--- begin ---

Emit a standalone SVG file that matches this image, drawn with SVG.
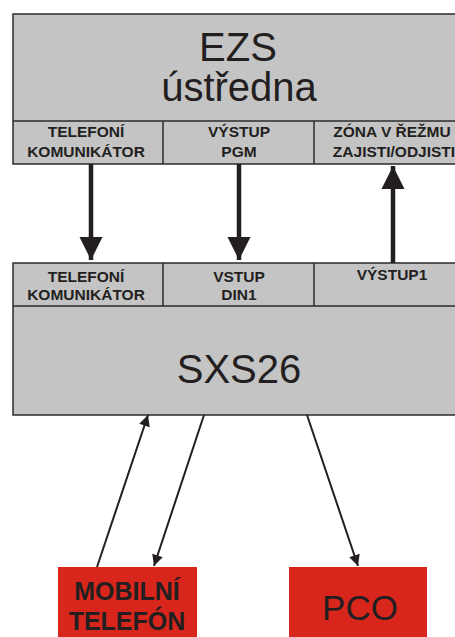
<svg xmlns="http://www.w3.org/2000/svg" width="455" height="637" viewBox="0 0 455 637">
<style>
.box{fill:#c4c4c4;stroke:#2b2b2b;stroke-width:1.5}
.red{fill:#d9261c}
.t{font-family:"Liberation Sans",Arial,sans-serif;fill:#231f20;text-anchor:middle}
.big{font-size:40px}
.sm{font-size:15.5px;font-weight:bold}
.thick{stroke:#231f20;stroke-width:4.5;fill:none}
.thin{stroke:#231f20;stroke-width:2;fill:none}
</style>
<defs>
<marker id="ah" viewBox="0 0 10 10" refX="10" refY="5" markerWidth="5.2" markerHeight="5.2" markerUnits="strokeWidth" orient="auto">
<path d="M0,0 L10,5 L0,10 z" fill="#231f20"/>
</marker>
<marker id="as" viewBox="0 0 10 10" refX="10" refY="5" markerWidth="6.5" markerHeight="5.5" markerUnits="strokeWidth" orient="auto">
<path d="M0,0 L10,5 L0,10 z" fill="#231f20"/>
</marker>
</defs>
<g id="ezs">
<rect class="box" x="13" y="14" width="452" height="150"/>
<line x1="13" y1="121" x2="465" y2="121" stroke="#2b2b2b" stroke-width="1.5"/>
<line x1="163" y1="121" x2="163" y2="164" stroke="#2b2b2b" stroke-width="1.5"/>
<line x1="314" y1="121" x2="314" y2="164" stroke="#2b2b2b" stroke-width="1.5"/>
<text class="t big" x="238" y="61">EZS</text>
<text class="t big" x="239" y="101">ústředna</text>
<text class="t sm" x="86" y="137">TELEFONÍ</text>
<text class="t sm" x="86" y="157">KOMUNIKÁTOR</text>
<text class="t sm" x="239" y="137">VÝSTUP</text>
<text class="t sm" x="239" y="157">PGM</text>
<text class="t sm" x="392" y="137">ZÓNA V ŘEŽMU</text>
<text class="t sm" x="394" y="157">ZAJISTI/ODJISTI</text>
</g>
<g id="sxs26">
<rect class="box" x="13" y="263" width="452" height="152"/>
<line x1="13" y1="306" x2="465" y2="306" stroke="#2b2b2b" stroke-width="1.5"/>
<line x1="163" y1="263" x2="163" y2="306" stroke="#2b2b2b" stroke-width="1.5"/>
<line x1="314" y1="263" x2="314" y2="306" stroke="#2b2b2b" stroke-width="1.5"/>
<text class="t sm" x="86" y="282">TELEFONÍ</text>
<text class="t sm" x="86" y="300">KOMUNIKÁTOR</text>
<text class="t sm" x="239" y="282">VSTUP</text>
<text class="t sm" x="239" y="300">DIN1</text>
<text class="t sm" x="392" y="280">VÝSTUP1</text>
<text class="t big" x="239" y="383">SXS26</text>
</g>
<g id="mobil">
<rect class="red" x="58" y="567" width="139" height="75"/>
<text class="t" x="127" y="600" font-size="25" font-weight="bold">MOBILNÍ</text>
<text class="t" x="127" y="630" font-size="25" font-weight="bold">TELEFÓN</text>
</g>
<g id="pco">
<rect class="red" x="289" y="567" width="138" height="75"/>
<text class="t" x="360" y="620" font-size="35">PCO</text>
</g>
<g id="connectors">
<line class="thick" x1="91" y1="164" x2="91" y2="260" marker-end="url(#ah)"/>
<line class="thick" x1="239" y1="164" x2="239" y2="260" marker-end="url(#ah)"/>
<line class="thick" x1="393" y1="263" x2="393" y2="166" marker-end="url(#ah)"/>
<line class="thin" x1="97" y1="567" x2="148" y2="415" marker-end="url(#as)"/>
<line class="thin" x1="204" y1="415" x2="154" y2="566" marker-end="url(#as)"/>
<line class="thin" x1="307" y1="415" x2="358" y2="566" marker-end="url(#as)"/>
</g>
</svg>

--- end ---

Transcribe the listing above verbatim. Omit the pictures.

Emit a standalone SVG file that matches this image, drawn with SVG.
<svg xmlns="http://www.w3.org/2000/svg" width="455" height="637" viewBox="0 0 455 637">
<style>
.box{fill:#c4c4c4;stroke:#2b2b2b;stroke-width:1.5}
.red{fill:#d9261c}
.t{font-family:"Liberation Sans",Arial,sans-serif;fill:#231f20;text-anchor:middle}
.big{font-size:40px}
.sm{font-size:15.5px;font-weight:bold}
.thick{stroke:#231f20;stroke-width:4.5;fill:none}
.thin{stroke:#231f20;stroke-width:2;fill:none}
</style>
<defs>
<marker id="ah" viewBox="0 0 10 10" refX="10" refY="5" markerWidth="5.2" markerHeight="5.2" markerUnits="strokeWidth" orient="auto">
<path d="M0,0 L10,5 L0,10 z" fill="#231f20"/>
</marker>
<marker id="as" viewBox="0 0 10 10" refX="10" refY="5" markerWidth="6.5" markerHeight="5.5" markerUnits="strokeWidth" orient="auto">
<path d="M0,0 L10,5 L0,10 z" fill="#231f20"/>
</marker>
</defs>
<g id="ezs">
<rect class="box" x="13" y="14" width="452" height="150"/>
<line x1="13" y1="121" x2="465" y2="121" stroke="#2b2b2b" stroke-width="1.5"/>
<line x1="163" y1="121" x2="163" y2="164" stroke="#2b2b2b" stroke-width="1.5"/>
<line x1="314" y1="121" x2="314" y2="164" stroke="#2b2b2b" stroke-width="1.5"/>
<text class="t big" x="238" y="61">EZS</text>
<text class="t big" x="239" y="101">ústředna</text>
<text class="t sm" x="86" y="137">TELEFONÍ</text>
<text class="t sm" x="86" y="157">KOMUNIKÁTOR</text>
<text class="t sm" x="239" y="137">VÝSTUP</text>
<text class="t sm" x="239" y="157">PGM</text>
<text class="t sm" x="392" y="137">ZÓNA V ŘEŽMU</text>
<text class="t sm" x="394" y="157">ZAJISTI/ODJISTI</text>
</g>
<g id="sxs26">
<rect class="box" x="13" y="263" width="452" height="152"/>
<line x1="13" y1="306" x2="465" y2="306" stroke="#2b2b2b" stroke-width="1.5"/>
<line x1="163" y1="263" x2="163" y2="306" stroke="#2b2b2b" stroke-width="1.5"/>
<line x1="314" y1="263" x2="314" y2="306" stroke="#2b2b2b" stroke-width="1.5"/>
<text class="t sm" x="86" y="282">TELEFONÍ</text>
<text class="t sm" x="86" y="300">KOMUNIKÁTOR</text>
<text class="t sm" x="239" y="282">VSTUP</text>
<text class="t sm" x="239" y="300">DIN1</text>
<text class="t sm" x="392" y="280">VÝSTUP1</text>
<text class="t big" x="239" y="383">SXS26</text>
</g>
<g id="mobil">
<rect class="red" x="58" y="567" width="139" height="75"/>
<text class="t" x="127" y="600" font-size="25" font-weight="bold">MOBILNÍ</text>
<text class="t" x="127" y="630" font-size="25" font-weight="bold">TELEFÓN</text>
</g>
<g id="pco">
<rect class="red" x="289" y="567" width="138" height="75"/>
<text class="t" x="360" y="620" font-size="35">PCO</text>
</g>
<g id="connectors">
<line class="thick" x1="91" y1="164" x2="91" y2="260" marker-end="url(#ah)"/>
<line class="thick" x1="239" y1="164" x2="239" y2="260" marker-end="url(#ah)"/>
<line class="thick" x1="393" y1="263" x2="393" y2="166" marker-end="url(#ah)"/>
<line class="thin" x1="97" y1="567" x2="148" y2="415" marker-end="url(#as)"/>
<line class="thin" x1="204" y1="415" x2="154" y2="566" marker-end="url(#as)"/>
<line class="thin" x1="307" y1="415" x2="358" y2="566" marker-end="url(#as)"/>
</g>
</svg>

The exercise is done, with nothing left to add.